What is it like to have your brother design your house? "He was so lovely," says Thoreen. The family grew up in Stanwood on Camano Island, so the project was a homecoming of sorts. Their harmonious collaboration, aided by contractor Lloyd Construction from Mount Vernon, resulted in a home that's an inspired blend of Asian and Northwest coast Indian influences.

Yet the siblings had their differences along the way. Thoreen didn't want an open kitchen, but Jones convinced her that a great room would make the best use of limited space. Now she loves her kitchen, where she can both enjoy the fireplace and see out the great room's windows as she works at the kitchen island. Thoreen hasn't found any drawbacks to one large living space. "We can have two or 35 people here for a party, and it works beautifully," she says.

At 2,300 square feet, the home lives large because of high ceilings, wide windows and multiple glass doors. There are few hallways and no dead ends; instead the home's circulation pattern is two loops that lead off the great room. Opaque double glass doors open to the master bedroom, bath and meditation room on one side of the home, and to the guest suite on the other.
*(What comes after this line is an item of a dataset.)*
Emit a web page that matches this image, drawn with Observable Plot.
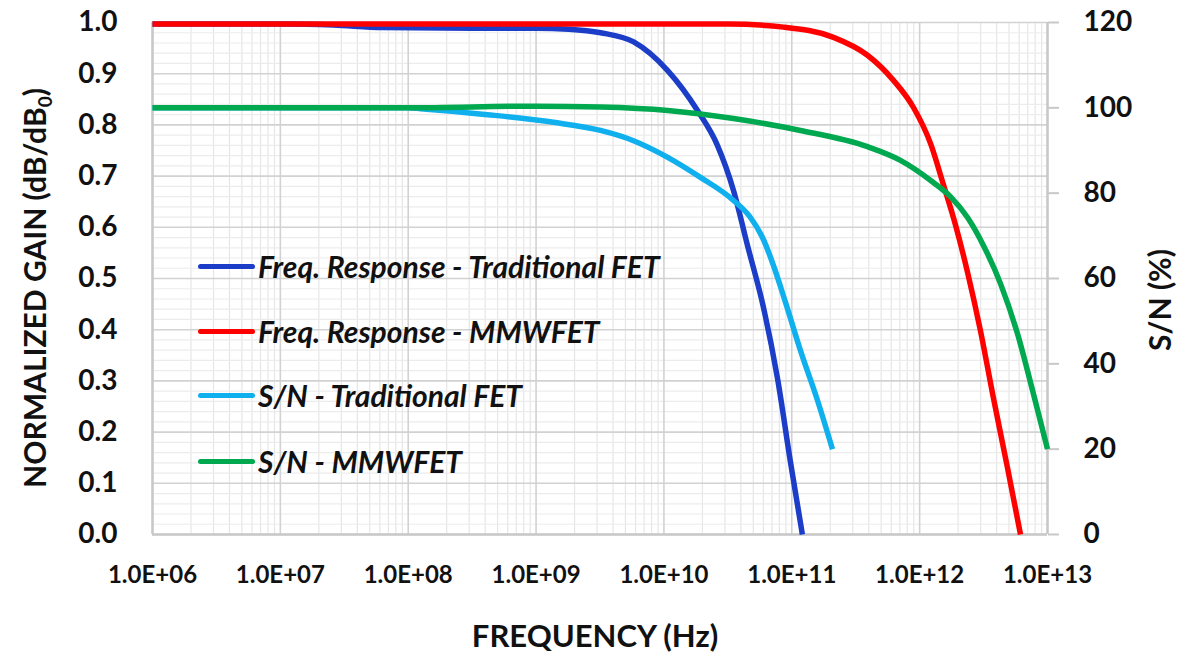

"We have five kids between us," says Thoreen, pointing out the private guest suite that doubles as her office, and the built-in, cushioned window seats that transform into beds. Built-in shelves beneath the windows display her collections. She holds up a curious white chip that turns out to be a halibut ear bone, just one of many treasures including shells, baskets and glass floats. The warm, rich tones of teak floors, cherry cabinetry and fir trim and ceiling complement her nature-based collections and Asian furnishings.

There's wheelchair access to the showers, in keeping with the couple's desire to stay put in this house forever. "It's simple, small and suits us perfectly. And I love that it has such heart and soul," says Thoreen.